Talking with a friend about the responsibilities of higher education in the era of Occupy, she asked me what it would actually look like for colleges to not merely reject the corporatization of academia, but to actually become part of these struggles for a more just world. Are colleges responsible only to promote critical thinking, she wondered? Is that constricted sense of academic mission really different at all from the old commitment to the liberal arts which, admirable though it may be on some levels, has failed so often to become part of larger movements against inequality? How might the engagement of colleges with the moral issue of our day actually come to pass?
It won’t happen naturally, if history is any example. A couple of decades ago, in perhaps the last widespread example of a higher moral ground for academia, during the era of divestment in apartheid, the righteous stand did not come easily. Agitation, pressure, and conflict played out over years before universities took their money out of culpable investments.
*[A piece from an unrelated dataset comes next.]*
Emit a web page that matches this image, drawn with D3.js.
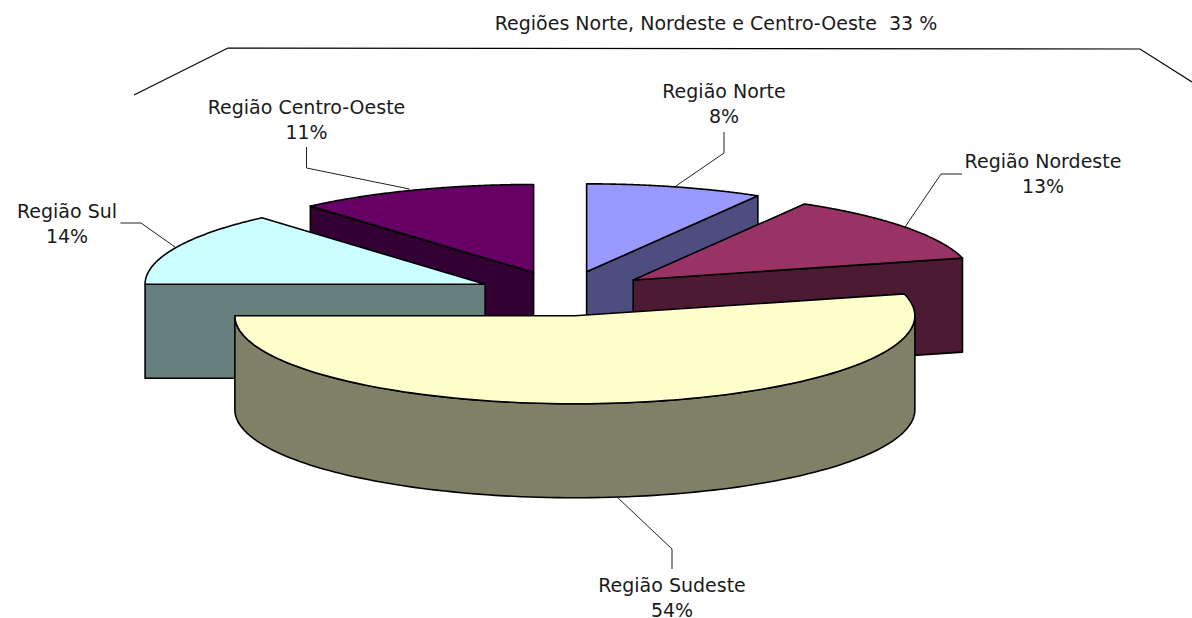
<!DOCTYPE html>
<html>
<head>
<meta charset="utf-8">
<script src="https://cdn.jsdelivr.net/npm/d3@7"></script>
<style>
  html, body { margin: 0; padding: 0; background: #fff; }
  text { font-family: "DejaVu Sans", sans-serif; font-size: 19px; fill: #1a1a1a; }
</style>
</head>
<body>
<div id="chart"></div>
<script>
// values (decimals estimated so the slice angles fit)
const regions = ["Região Norte", "Região Nordeste", "Região Sudeste", "Região Sul", "Região Centro-Oeste"];
const shares = [8.4, 12.6, 54, 13.6, 11.4];
const bracketLabel = "Regiões Norte, Nordeste e Centro-Oeste  33 %";

const topColors = ["#9999ff", "#993366", "#ffffcc", "#ccffff", "#660066"];
const sideColors = ["#4d4d80", "#4d1a33", "#808066", "#668080", "#330033"];

// back to front
const drawOrder = [4, 0, 3, 1, 2];

// label centre and baseline of first line, then leader line
const labelPos = [[724, 98], [1043, 168], [672, 592], [67, 218], [306.5, 114]];
const leaders = [
    [[724, 132], [724, 153], [676, 186]],
    [[962, 174], [941, 174], [905, 227]],
    [[672, 569], [672, 549], [617, 497]],
    [[120.5, 223], [141, 223], [175, 247]],
    [[306.5, 147], [306.5, 168], [409.5, 189]]
];
const bracket = [[134, 95], [228, 48], [1140, 49], [1192, 82]];

const width = 1192, height = 618;
const cx = 564, cy = 293.5, rx = 340, ry = 88, depth = 94, explode = 0.255;

const svg = d3.select("#chart").append("svg")
    .attr("width", width)
    .attr("height", height)
    .style("display", "block");

const xScale = d3.scaleLinear().domain([-1, 1]).range([cx - rx, cx + rx]);
const yScale = d3.scaleLinear().domain([-1, 1]).range([cy - ry, cy + ry]);

const arcs = d3.pie().sort(null).value(d => d)(shares);
const line = d3.line();

drawOrder.forEach(i => {
    const a = arcs[i];
    const mid = (a.startAngle + a.endAngle) / 2;
    const ox = explode * Math.sin(mid), oy = -explode * Math.cos(mid);

    // point on the rim at angle t, dropped by dz pixels; r=0 gives the apex
    const pt = (t, r, dz) => [xScale(ox + r * Math.sin(t)), yScale(oy - r * Math.cos(t)) + dz];
    const sweep = (t0, t1, dz) => d3.range(0, 121).map(k => pt(t0 + (t1 - t0) * k / 120, 1, dz));
    const g = svg.append("g");
    const face = (points, fill) => g.append("path")
        .attr("d", line(points) + "Z")
        .attr("fill", fill)
        .attr("stroke", "#000")
        .attr("stroke-width", 1.6)
        .attr("stroke-linejoin", "round");

    // cut faces, only the ones turned towards the viewer
    if (a.startAngle > Math.PI) {
        face([pt(a.startAngle, 1, 0), pt(0, 0, 0), pt(0, 0, depth), pt(a.startAngle, 1, depth)], sideColors[i]);
    }
    if (a.endAngle < Math.PI) {
        face([pt(a.endAngle, 1, 0), pt(0, 0, 0), pt(0, 0, depth), pt(a.endAngle, 1, depth)], sideColors[i]);
    }

    // outer wall, front half only
    const t0 = Math.max(a.startAngle, Math.PI / 2), t1 = Math.min(a.endAngle, 3 * Math.PI / 2);
    if (t1 > t0) {
        face(sweep(t0, t1, 0).concat(sweep(t1, t0, depth)), sideColors[i]);
    }

    // top
    face([pt(0, 0, 0)].concat(sweep(a.startAngle, a.endAngle, 0)), topColors[i]);
});

// leader lines
svg.selectAll(".leader")
    .data(leaders)
    .enter().append("path")
    .attr("class", "leader")
    .attr("d", d => line(d))
    .attr("fill", "none")
    .attr("stroke", "#222")
    .attr("stroke-width", 1);

// labels
const pct = d3.format(".0f");
regions.forEach((name, i) => {
    const t = svg.append("text").attr("text-anchor", "middle");
    t.append("tspan").attr("x", labelPos[i][0]).attr("y", labelPos[i][1]).text(name);
    t.append("tspan").attr("x", labelPos[i][0]).attr("y", labelPos[i][1] + 24.5).text(pct(shares[i]) + "%");
});

// bracket over the three regions
svg.append("path")
    .attr("d", line(bracket))
    .attr("fill", "none")
    .attr("stroke", "#000")
    .attr("stroke-width", 1.2);

svg.append("text")
    .attr("x", 716)
    .attr("y", 30)
    .attr("text-anchor", "middle")
    .style("white-space", "pre")
    .text(bracketLabel);
</script>
</body>
</html>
In the spirit of Occupy, I here propose no answers, but suggest instead that my friend’s questions are just the ones for Occupiers to take up. How should educational institutions be structured? What are students and staff and faculty’s responsibilities towards each other and to the public, to politics, to the economy and society? What, at long last, is the role of the intellectual in society? At this moment, finally, it isn’t just intellectuals who are asking this question, but the Occupy movement as well. What will our answers be? That is up to us.
Eva Swidler is an environmental historian and faculty advisor in the interdisciplinary bachelor of arts program at Goddard College.